§ Problem:
Retype, with no alterations, every line between the one containing "What Chart.js code" and the one containing "const BAR = '#434343';", counting both of those lines too. Pictures are to be left out.

§ Task input:
** Begin **

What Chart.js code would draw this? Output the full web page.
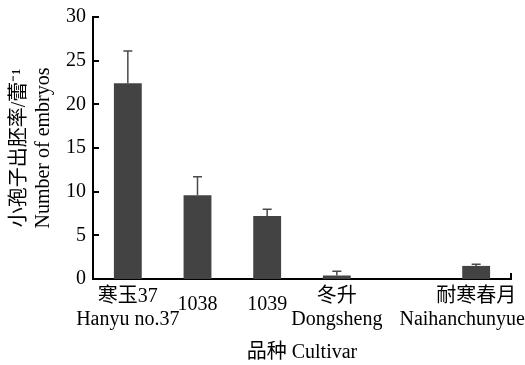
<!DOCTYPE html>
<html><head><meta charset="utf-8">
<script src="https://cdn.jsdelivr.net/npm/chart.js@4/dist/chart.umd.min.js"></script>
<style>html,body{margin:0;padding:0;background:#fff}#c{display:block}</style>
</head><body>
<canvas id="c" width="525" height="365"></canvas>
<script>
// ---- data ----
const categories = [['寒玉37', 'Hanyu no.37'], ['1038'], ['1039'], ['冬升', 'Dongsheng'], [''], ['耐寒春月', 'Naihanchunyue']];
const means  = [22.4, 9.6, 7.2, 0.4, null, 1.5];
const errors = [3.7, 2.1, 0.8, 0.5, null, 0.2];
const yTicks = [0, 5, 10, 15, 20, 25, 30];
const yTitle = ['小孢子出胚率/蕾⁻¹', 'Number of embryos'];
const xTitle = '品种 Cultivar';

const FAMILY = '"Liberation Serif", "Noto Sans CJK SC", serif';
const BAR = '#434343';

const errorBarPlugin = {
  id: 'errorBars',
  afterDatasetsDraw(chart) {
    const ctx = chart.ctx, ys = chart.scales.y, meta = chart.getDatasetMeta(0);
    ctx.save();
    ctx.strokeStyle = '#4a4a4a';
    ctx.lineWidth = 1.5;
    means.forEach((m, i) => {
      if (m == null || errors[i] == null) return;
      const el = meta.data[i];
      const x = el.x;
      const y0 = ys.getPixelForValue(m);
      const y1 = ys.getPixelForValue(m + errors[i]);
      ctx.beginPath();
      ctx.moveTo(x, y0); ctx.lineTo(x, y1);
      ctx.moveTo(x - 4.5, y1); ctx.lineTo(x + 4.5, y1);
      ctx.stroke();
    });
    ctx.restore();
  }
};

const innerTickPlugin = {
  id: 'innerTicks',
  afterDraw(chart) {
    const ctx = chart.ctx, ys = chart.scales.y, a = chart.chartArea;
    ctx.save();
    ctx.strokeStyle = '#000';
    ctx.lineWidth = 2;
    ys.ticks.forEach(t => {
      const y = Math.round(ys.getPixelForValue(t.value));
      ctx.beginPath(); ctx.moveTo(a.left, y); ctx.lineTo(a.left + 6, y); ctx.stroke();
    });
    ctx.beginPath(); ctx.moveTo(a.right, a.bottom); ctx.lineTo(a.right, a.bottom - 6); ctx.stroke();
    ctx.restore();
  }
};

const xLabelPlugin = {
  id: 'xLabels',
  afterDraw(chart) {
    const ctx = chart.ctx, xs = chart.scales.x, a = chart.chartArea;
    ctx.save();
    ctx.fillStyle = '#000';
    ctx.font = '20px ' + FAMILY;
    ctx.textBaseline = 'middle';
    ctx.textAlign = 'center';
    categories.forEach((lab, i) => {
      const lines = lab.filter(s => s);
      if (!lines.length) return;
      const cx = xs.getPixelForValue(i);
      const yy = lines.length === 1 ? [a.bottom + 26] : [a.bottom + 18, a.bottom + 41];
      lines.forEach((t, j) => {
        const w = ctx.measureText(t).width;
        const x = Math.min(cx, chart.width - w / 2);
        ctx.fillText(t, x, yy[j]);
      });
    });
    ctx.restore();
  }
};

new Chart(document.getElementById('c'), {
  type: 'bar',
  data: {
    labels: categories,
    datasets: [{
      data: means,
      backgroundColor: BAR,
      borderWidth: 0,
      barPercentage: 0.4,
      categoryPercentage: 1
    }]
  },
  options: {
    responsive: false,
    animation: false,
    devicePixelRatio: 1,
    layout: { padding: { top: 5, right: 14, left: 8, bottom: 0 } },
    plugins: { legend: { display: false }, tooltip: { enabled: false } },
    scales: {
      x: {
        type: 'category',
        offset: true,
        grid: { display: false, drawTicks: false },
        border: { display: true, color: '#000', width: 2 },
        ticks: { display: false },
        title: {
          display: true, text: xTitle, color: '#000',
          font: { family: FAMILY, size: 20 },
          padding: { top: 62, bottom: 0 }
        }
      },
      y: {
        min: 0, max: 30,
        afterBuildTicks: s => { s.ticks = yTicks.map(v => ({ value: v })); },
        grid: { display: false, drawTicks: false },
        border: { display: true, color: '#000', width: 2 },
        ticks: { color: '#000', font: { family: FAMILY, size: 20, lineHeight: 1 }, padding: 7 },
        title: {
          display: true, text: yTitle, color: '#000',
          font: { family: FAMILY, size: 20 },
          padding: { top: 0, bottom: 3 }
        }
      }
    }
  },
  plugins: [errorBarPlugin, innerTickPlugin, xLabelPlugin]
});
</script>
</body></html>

** End **
** Begin **

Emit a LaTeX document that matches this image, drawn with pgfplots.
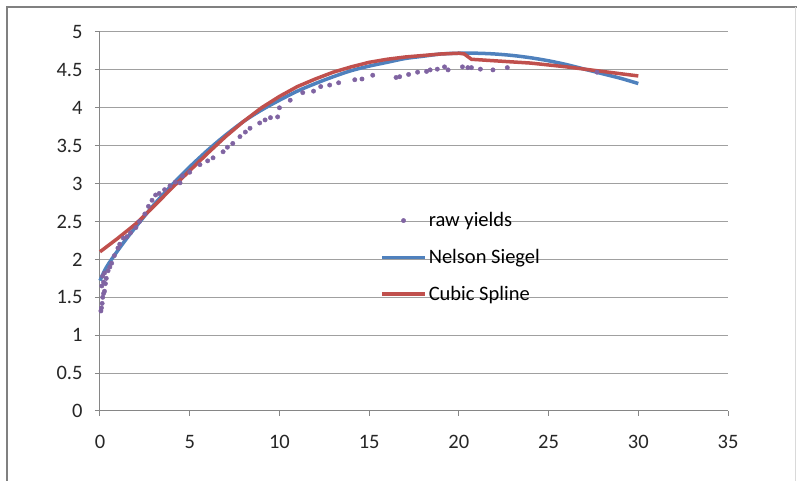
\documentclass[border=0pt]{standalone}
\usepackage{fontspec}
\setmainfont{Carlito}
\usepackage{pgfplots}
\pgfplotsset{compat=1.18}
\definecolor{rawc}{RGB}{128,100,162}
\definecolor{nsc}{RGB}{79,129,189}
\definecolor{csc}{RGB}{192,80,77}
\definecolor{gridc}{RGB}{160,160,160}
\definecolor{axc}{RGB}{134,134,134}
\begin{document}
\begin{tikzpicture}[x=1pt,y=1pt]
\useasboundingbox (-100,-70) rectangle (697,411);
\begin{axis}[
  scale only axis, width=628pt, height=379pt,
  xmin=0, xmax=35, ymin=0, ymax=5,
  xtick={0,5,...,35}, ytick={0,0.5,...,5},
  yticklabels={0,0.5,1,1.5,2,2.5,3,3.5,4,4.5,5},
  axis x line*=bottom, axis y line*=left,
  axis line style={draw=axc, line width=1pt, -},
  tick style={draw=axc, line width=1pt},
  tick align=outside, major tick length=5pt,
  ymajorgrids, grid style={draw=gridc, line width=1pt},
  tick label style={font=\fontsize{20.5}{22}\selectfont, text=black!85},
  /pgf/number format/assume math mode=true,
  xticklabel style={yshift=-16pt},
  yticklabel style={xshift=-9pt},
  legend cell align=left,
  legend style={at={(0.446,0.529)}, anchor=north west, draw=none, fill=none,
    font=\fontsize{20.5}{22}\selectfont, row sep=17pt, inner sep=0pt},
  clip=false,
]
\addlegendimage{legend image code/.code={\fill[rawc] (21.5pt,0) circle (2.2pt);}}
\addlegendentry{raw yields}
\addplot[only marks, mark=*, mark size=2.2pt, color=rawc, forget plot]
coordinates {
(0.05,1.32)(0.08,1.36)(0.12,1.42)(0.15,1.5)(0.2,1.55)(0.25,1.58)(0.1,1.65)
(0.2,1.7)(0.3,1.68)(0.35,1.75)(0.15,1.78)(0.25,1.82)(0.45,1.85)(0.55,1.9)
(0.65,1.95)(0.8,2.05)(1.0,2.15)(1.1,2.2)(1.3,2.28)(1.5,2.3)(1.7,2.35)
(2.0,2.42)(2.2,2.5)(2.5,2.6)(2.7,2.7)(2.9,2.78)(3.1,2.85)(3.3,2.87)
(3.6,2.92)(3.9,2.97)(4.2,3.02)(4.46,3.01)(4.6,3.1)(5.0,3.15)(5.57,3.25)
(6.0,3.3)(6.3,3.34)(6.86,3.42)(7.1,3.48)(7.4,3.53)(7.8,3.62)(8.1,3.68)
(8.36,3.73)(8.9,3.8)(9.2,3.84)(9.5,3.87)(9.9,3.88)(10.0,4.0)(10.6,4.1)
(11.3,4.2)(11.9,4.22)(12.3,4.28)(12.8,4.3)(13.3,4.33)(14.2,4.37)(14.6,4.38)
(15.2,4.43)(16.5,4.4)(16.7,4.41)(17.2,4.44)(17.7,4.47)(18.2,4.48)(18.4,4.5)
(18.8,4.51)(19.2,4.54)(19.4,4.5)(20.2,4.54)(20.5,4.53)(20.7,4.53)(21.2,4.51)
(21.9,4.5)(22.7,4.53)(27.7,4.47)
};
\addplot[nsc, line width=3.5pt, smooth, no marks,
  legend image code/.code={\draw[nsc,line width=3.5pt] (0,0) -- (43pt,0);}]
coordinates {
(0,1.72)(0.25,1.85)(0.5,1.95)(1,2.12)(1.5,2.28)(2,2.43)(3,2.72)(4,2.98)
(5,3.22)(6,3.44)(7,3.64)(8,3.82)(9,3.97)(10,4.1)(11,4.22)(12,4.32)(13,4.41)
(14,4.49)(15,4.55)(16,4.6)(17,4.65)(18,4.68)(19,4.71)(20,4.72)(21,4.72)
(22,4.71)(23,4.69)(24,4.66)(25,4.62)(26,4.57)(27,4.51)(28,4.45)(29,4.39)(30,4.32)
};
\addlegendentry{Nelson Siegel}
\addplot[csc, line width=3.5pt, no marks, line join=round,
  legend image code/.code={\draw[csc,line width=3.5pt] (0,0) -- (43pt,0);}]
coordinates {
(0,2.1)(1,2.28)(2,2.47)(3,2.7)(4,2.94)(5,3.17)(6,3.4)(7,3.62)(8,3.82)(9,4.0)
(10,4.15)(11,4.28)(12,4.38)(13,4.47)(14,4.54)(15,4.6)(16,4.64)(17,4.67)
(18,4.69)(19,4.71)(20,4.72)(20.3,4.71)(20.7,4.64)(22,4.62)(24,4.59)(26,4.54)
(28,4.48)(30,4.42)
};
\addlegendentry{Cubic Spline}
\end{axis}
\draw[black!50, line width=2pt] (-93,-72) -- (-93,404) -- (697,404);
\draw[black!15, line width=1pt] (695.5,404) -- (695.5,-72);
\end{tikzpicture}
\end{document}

** End **
** Begin **

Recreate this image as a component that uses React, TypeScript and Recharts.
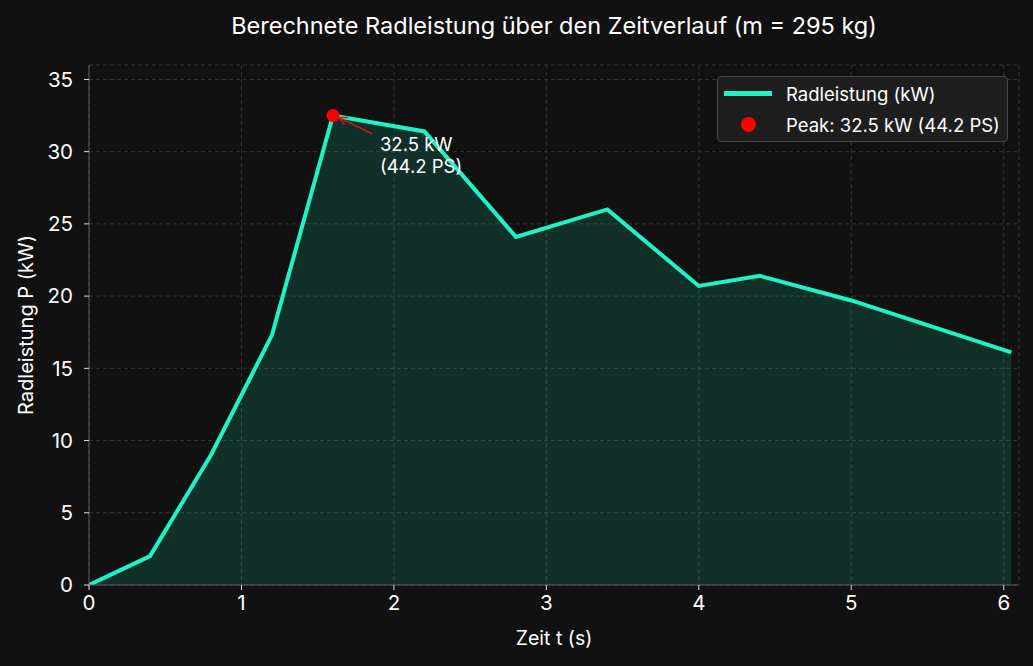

** End **

§ Result:
What Chart.js code would draw this? Output the full web page.
<!DOCTYPE html>
<html><head><meta charset="utf-8">
<script src="https://cdn.jsdelivr.net/npm/chart.js@4/dist/chart.umd.min.js"></script>
<style>html,body{margin:0;padding:0;background:#fff}#c{display:block}</style>
</head><body>
<canvas id="c" width="525" height="365"></canvas>
<script>
// ---- data ----
const categories = [['寒玉37', 'Hanyu no.37'], ['1038'], ['1039'], ['冬升', 'Dongsheng'], [''], ['耐寒春月', 'Naihanchunyue']];
const means  = [22.4, 9.6, 7.2, 0.4, null, 1.5];
const errors = [3.7, 2.1, 0.8, 0.5, null, 0.2];
const yTicks = [0, 5, 10, 15, 20, 25, 30];
const yTitle = ['小孢子出胚率/蕾⁻¹', 'Number of embryos'];
const xTitle = '品种 Cultivar';

const FAMILY = '"Liberation Serif", "Noto Sans CJK SC", serif';
const BAR = '#434343';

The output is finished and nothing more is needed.